Evaluation of advanced reverse transcription-PCR assays and an alternative PCR target region for detection of severe acute respiratory syndrome-associated coronavirus

Abstract

First-generation reverse transcription-PCR (RT-PCR) assays for severe acute respiratory syndrome-associated coronavirus (SARS-CoV) gave false-negative results in a considerable fraction of patients. In the present study, we evaluated two second-generation, replicase (R) gene-based, real-time RT-PCR test kits--the RealArt HPA coronavirus LC kit (Artus, Hamburg, Germany) and the LightCycler SARS-CoV quantification kit (Roche, Penzberg, Germany)--and a real-time RT-PCR assay for the nucleocapsid (N) gene. Detecting the N-gene RNA might be advantageous due to its high abundance in cells. The kits achieved sensitivities of 70.8% (Artus) and 67.1% (Roche) in 66 specimens from patients with confirmed SARS (samples primarily from the upper and lower respiratory tract and stool). The sensitivity of the N-gene assay was 74.2%. The differences in all of the sensitivities were not statistically significant (P = 0.680 [analysis of variance]). Culture cells initially contained five times more N- than R-gene RNA, but the respective levels converged during 4 days of virus replication. In clinical samples the median concentrations of R- and N-gene RNA, respectively, were 1.2 x 10(6) and 2.8 x 10(6) copies/ml (sputum and endotracheal aspirates), 4.3 x 10(4) and 5.5 x 10(4) copies/ml (stool), and 5.5 x 10(2) and 5.2 x 10(2) copies/sample (throat swabs and saliva). Differences between the samples types were significant but not between the types of target RNA. All (n = 12) samples from the lower respiratory tract tested positive in all tests. In conclusion, the novel assays are more sensitive than the first-generation tests, but they still do not allow a comprehensive ruling out of SARS. Methods for the routine sampling of sputum without infection risk are needed to improve SARS RT-PCR.

FIG. 1.

Linear regression of the virus RNA concentrations determined with the N assay (y axis) and each of the two commercial R assays (x axis; suppliers of R assays are identified in the panels) in clinical specimens of SARS patients from Singapore, Hong Kong, and Germany that yielded positive results in both assays (r = correlation coefficient). For swab samples, virus concentrations are expressed in terms of copies per swab; for all other samples, the virus concentration is given as copies per milliliter of sample.

FIG. 2.

Box plot analysis of concentrations of R- and N-gene RNA (y axis) in three different categories of clinical samples (x axis; ETA = endotracheal aspirate).
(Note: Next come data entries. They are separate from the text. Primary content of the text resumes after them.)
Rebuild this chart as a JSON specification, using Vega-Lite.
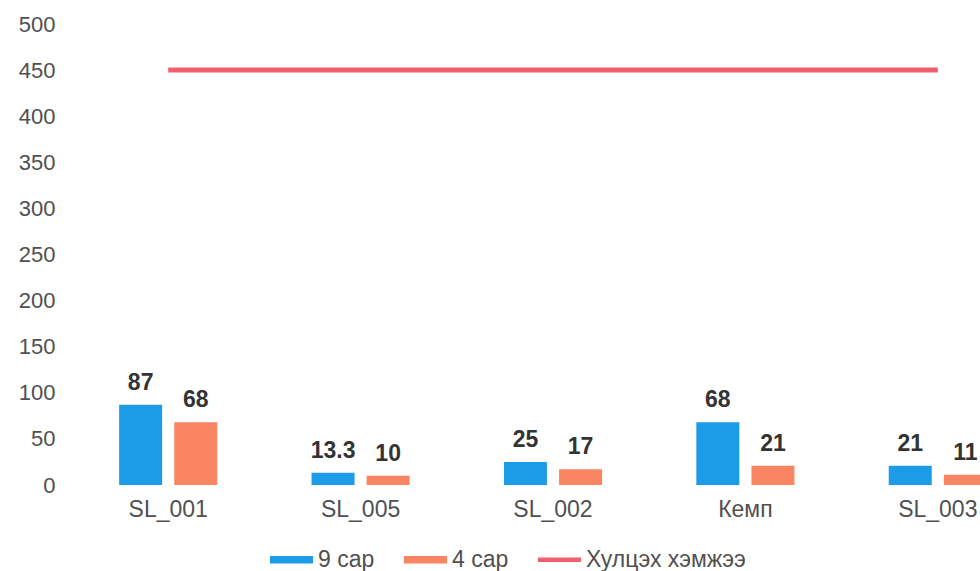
{
  "$schema": "https://vega.github.io/schema/vega-lite/v6.json",
  "width": 908,
  "height": 461,
  "autosize": {"type": "none"},
  "padding": {"left": 72, "top": 24, "right": 0, "bottom": 86},
  "background": "white",
  "config": {"view": {"stroke": null}, "font": "Liberation Sans"},
  "data": {
    "values": [
      {"category": "SL_001", "series": "9 сар", "value": 87},
      {"category": "SL_001", "series": "4 сар", "value": 68},
      {"category": "SL_005", "series": "9 сар", "value": 13.3},
      {"category": "SL_005", "series": "4 сар", "value": 10},
      {"category": "SL_002", "series": "9 сар", "value": 25},
      {"category": "SL_002", "series": "4 сар", "value": 17},
      {"category": "Кемп", "series": "9 сар", "value": 68},
      {"category": "Кемп", "series": "4 сар", "value": 21},
      {"category": "SL_003", "series": "9 сар", "value": 21},
      {"category": "SL_003", "series": "4 сар", "value": 11},
      {"category": "SL_001", "series": "Хулцэх хэмжээ", "value": 450},
      {"category": "SL_005", "series": "Хулцэх хэмжээ", "value": 450},
      {"category": "SL_002", "series": "Хулцэх хэмжээ", "value": 450},
      {"category": "Кемп", "series": "Хулцэх хэмжээ", "value": 450},
      {"category": "SL_003", "series": "Хулцэх хэмжээ", "value": 450}
    ]
  },
  "encoding": {
    "x": {
      "field": "category",
      "type": "nominal",
      "sort": ["SL_001", "SL_005", "SL_002", "Кемп", "SL_003"],
      "scale": {"range": [0, 962], "paddingInner": 0.49, "paddingOuter": 0.245},
      "axis": {
        "title": null,
        "labelAngle": 0,
        "domain": false,
        "ticks": false,
        "labelPadding": 13,
        "labelFontSize": 23,
        "labelColor": "#505050",
        "labelBaseline": "top"
      }
    }
  },
  "layer": [
    {
      "transform": [{"filter": "datum.series !== 'Хулцэх хэмжээ'"}],
      "mark": {"type": "bar"},
      "encoding": {
        "xOffset": {"field": "series", "type": "nominal", "sort": ["9 сар", "4 сар"], "scale": {"paddingInner": 0.22, "paddingOuter": 0}},
        "y": {
          "field": "value",
          "type": "quantitative",
          "scale": {"domain": [0, 500], "nice": false},
          "axis": {
            "title": null,
            "values": [0, 50, 100, 150, 200, 250, 300, 350, 400, 450, 500],
            "grid": false,
            "domain": false,
            "ticks": false,
            "labelPadding": 17,
            "labelFontSize": 22,
            "labelColor": "#505050"
          }
        },
        "color": {
          "field": "series",
          "type": "nominal",
          "scale": {"domain": ["9 сар", "4 сар", "Хулцэх хэмжээ"], "range": ["#1C9BE6", "#FA8562", "#F0606C"]},
          "legend": {
            "orient": "none",
            "legendX": 198,
            "legendY": 514,
            "direction": "horizontal",
            "title": null,
            "padding": 0,
            "symbolType": "M-1,-0.18H1V0.18H-1Z",
            "symbolSize": 1849,
            "symbolStrokeWidth": 0,
            "labelFontSize": 23,
            "labelColor": "#505050",
            "labelOffset": 5,
            "columnPadding": 29,
            "encode": {
              "symbols": {
                "update": {
                  "shape": {"signal": "datum.value === 'Хулцэх хэмжээ' ? 'M-1,-0.11H1V0.11H-1Z' : 'M-1,-0.18H1V0.18H-1Z'"},
                  "fill": {"scale": "color", "field": "value"},
                  "strokeWidth": {"value": 0},
                  "opacity": {"value": 1}
                }
              }
            }
          }
        }
      }
    },
    {
      "transform": [{"filter": "datum.series !== 'Хулцэх хэмжээ'"}],
      "mark": {"type": "text", "baseline": "bottom", "dy": -10, "fontSize": 23, "fontWeight": "bold", "color": "#333333"},
      "encoding": {
        "xOffset": {"field": "series", "type": "nominal", "sort": ["9 сар", "4 сар"]},
        "y": {"field": "value", "type": "quantitative"},
        "text": {"field": "value", "type": "quantitative"}
      }
    },
    {
      "transform": [{"filter": "datum.series === 'Хулцэх хэмжээ'"}],
      "mark": {"type": "line", "strokeWidth": 5},
      "encoding": {
        "y": {"field": "value", "type": "quantitative"},
        "color": {"field": "series", "type": "nominal"}
      }
    }
  ]
}
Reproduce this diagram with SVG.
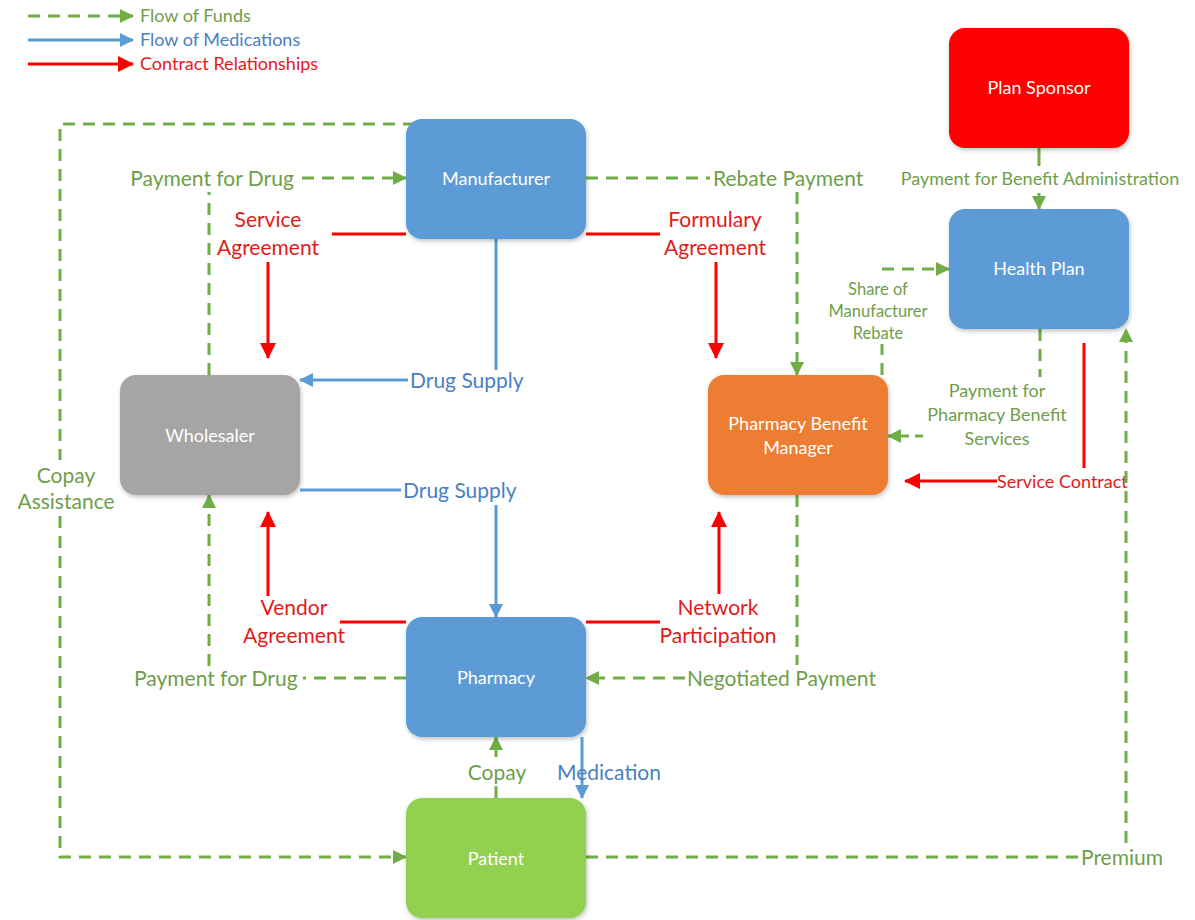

The upper and lower limits of the boxes represent the innermost two quartiles of the ranked datasets, whereas the lines represent the outermost quartiles. Horizontal lines within boxes represent the medians; crosses depict the means of the datasets. The P values associated with each category of samples are derived from Wilcoxon matched-pair signed-rank tests comparing the observed concentrations of the two different RNA species in each category of samples.

FIG. 3.

(A) Absolute concentrations of R- and N-gene RNA in cell culture during the first 4 days after infection (x axis) in cytoplasm (1:100 dilutions of lysates of 10⁶ cells each) and supernatant (copies per 100 μl). (B) Relative amount of N-gene per R-gene RNA in cells and supernatant over time (linear regressions).